Этот, жаждущий лика, цветаевский смысл-страсть, в земле укорененный, ею изводимый и хранимый, всегда готовый к самоопустошению имеет в себе необычную, очень важную для понимания поэта ипостась: Смерть и Время.
Смерть и время.
Поэт – издалека заводит речь.
Поэта – далеко заводит речь…
Цветаева недаром говорит о себе: “замечаю, что весь русский словарь во мне, что источник его - я, то есть изнутри бьет”. И в самом деле, поэт как бы прикасается к тому интимному корню языка, который для обычного человека сокрыт тысячелетиями...

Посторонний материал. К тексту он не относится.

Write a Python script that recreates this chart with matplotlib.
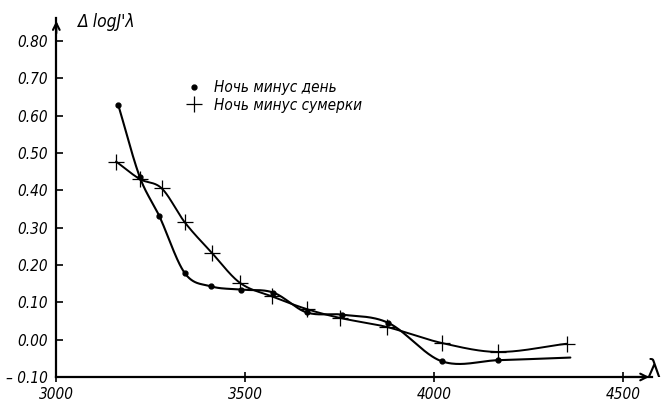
import numpy as np
import matplotlib
matplotlib.use("Agg")
import matplotlib.pyplot as plt
from matplotlib.lines import Line2D

# ---- data ----
wl_day = [3164, 3221, 3272, 3340, 3408, 3488, 3574, 3662, 3755, 3878, 4020, 4169, 4360]
val_day = [0.628, 0.435, 0.332, 0.178, 0.143, 0.134, 0.126, 0.073, 0.067, 0.045, -0.058, -0.055, -0.048]
day_marked = 12  # the last point is the curve end, without a dot

wl_twi = [3158, 3221, 3279, 3340, 3411, 3486, 3570, 3662, 3751, 3874, 4020, 4169, 4350]
val_twi = [0.477, 0.430, 0.405, 0.314, 0.233, 0.152, 0.116, 0.082, 0.058, 0.034, -0.009, -0.033, -0.011]

x_ticks = [3000, 3500, 4000, 4500]
x_ticklabels = ["3000", "3500", "4000", "4500"]
y_ticks = [-0.10, 0.00, 0.10, 0.20, 0.30, 0.40, 0.50, 0.60, 0.70, 0.80]
y_ticklabels = ["\u2013 0.10", "0.00", "0.10", "0.20", "0.30", "0.40", "0.50", "0.60", "0.70", "0.80"]
label_day = "Ночь минус день"
label_twi = "Ночь минус сумерки"
y_title = "\u0394 logJ'\u03bb"
x_title = "\u03bb"


def smooth(x, y, n=40):
    """Cubic Hermite curve (finite-difference tangents) through the points, for drawing."""
    x = np.asarray(x, float)
    y = np.asarray(y, float)
    h = np.diff(x)
    d = np.diff(y) / h
    m = np.zeros_like(y)
    m[0], m[-1] = d[0], d[-1]
    for i in range(1, len(y) - 1):
        m[i] = (y[i + 1] - y[i - 1]) / (x[i + 1] - x[i - 1])
    xs, ys = [], []
    for i in range(len(x) - 1):
        t = np.linspace(0, 1, n, endpoint=(i == len(x) - 2))
        h00 = 2 * t**3 - 3 * t**2 + 1
        h10 = t**3 - 2 * t**2 + t
        h01 = -2 * t**3 + 3 * t**2
        h11 = t**3 - t**2
        xs.append(x[i] + t * h[i])
        ys.append(h00 * y[i] + h10 * h[i] * m[i] + h01 * y[i + 1] + h11 * h[i] * m[i + 1])
    return np.concatenate(xs), np.concatenate(ys)


fig = plt.figure(figsize=(6.61, 4.12), dpi=100)
ax = fig.add_axes([0.0852, 0.085, 0.9012, 0.871])

font = dict(family="DejaVu Sans", style="italic", stretch="condensed")

xs, ys = smooth(wl_day, val_day)
ax.plot(xs, ys, color="black", lw=1.5, solid_capstyle="round")
ax.plot(wl_day[:day_marked], val_day[:day_marked], "o", color="black", ms=3.5)

xs, ys = smooth(wl_twi, val_twi)
ax.plot(xs, ys, color="black", lw=1.4, solid_capstyle="round")
ax.plot(wl_twi, val_twi, "+", color="black", ms=11, mew=0.9)

ax.set_xlim(3000, 4576)
ax.set_ylim(-0.10, 0.861)

ax.spines["top"].set_visible(False)
ax.spines["right"].set_visible(False)
ax.spines["left"].set_linewidth(1.6)
ax.spines["bottom"].set_linewidth(1.6)

ax.set_xticks(x_ticks)
ax.set_xticklabels(x_ticklabels, fontsize=11, **font)
ax.set_yticks(y_ticks)
ax.set_yticklabels(y_ticklabels, fontsize=11, **font)
ax.tick_params(axis="y", direction="in", length=5, width=1.2, pad=6)
ax.tick_params(axis="x", direction="inout", length=7, width=1.2, pad=4)

# axis arrows
ax.annotate("", xy=(0, 1.0), xytext=(0, 0.95), xycoords="axes fraction",
            arrowprops=dict(arrowstyle="->", lw=1.5, color="black", mutation_scale=12))
ax.annotate("", xy=(1.0, 0), xytext=(0.95, 0), xycoords="axes fraction",
            arrowprops=dict(arrowstyle="->", lw=1.5, color="black", mutation_scale=12))

fig.text(78 / 661, 1 - 22 / 412, y_title, fontsize=12.5, ha="left", va="center", **font)
fig.text(660 / 661, 1 - 370 / 412, x_title, fontsize=17, ha="right", va="center",
         family="DejaVu Sans")

handles = [Line2D([], [], ls="none", marker="o", color="black", ms=3.5),
           Line2D([], [], ls="none", marker="+", color="black", ms=11, mew=0.9)]
ax.legend(handles, [label_day, label_twi], loc="upper left", bbox_to_anchor=(0.205, 0.848),
          frameon=False, borderpad=0, handlelength=1.0, handletextpad=0.85, labelspacing=0.15,
          prop=dict(size=11, **font))

fig.savefig("out.png", dpi=100)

Тот оберег бытия, который мы назвали Деметрой-хранительницей, - есть не только начало жизни, но и ее конец, то есть смерть: Кора - ипостась жизни - ставшая супругой мрачного Аида. Сам корень нашего “хранить” тот же, что и у греческого “кейро” - “пожирать”, “истреблять”, “опустошать”. Невольно вспоминаются рассуждения Карсавина: “Что же это за жизнь, если в ней нет умирания? В такой “жизни” ничего не исчезает и, стало быть, ничего и не возникает... Любви в ней нет, ибо нечего отдать, нечем пожертвовать... Это не жизнь без смерти, а смерть без жизни: то, чего нет”. Нельзя сохранить не теряя, нельзя прикоснуться к правде жизни, не постигнув правду смерти, а “уметь умирать - суметь превозмочь умирание - то есть еще раз уметь жить”. Отсюда - роман поэта с небытием, роман, окончившийся в Елабуге (“Знаю: польщусь... Знаю: нечаянно В смерть оступлюсь...”).
Признай, что кем бы ни был ты в сем мире,
Есть нечто более прекрасное: не быть.
Цветаева говорила о мельчайшем атоме, песчинке твердости и решимости, которая отделяет бытие от небытия (“Сказать? - Скажу! Небытие - условность”), так что они становятся чем-то текучим, между ними есть какой-то едва уловимый для мысли переход, перетекание... Течь - бечь, бежать, преодолевать все границы и меры - значит причащаться божественного.
О, его не догоните!
В домовитом поддоннике
Бог – ручною бегонией
На окне не цветет!
…
Все под кровлею сводчатой
Ждали зова и зодчего,
И поэты и летчики –
Все отчаивались!
Ибо бег он – и движется.
Ибо звездная книжица
Вся – от Аз и до Ижицы –
След плаща его лишь!
Все, что остановилось, вошло в меру, замкнулось в себе, сберегло себя, - утратило жизнь, упустило шанс преодолеть свою “хромоту” (пускай бы, как это происходит с нашим миром, хромой всадник при этом и мчался на быстроногом коне). Прикосновение к бытию немыслимо без соприкосновения с небытием:
Хочу сойти в могильный мрак
И грудь земли раскрыть я:
Пусть ранит боль больней: то знак
Веселого отплытья.
Несет нас тесная ладья
На брег иного бытия.
Парадоксальность мировосприятия Цветаевой заключается не в ее интуиции “неоправданности мира” (И. Бродский), а в тесном переплетении мистерий нисхождения и восхождения, что, собственно, и составляло сердцевину Элевсинских таинств. Чисто орфический мотив освобождения падшей души (“В теле - как в топи, В теле - как в склепе... Мир - это стены, Выход - топор...”), ее устремленности ввысь (“Поэма воздуха”) неразрывно связан у поэта с материнской жалостью ко всему от земли оторвавшемуся (“Могла бы - взяла бы В пещеру - утробы”). Нам очень тяжело понять это единство, но поэт гораздо древнее всех “нас”, со всеми нашими “культурами”, ему открыто нечто, давно уже всеми позабытое.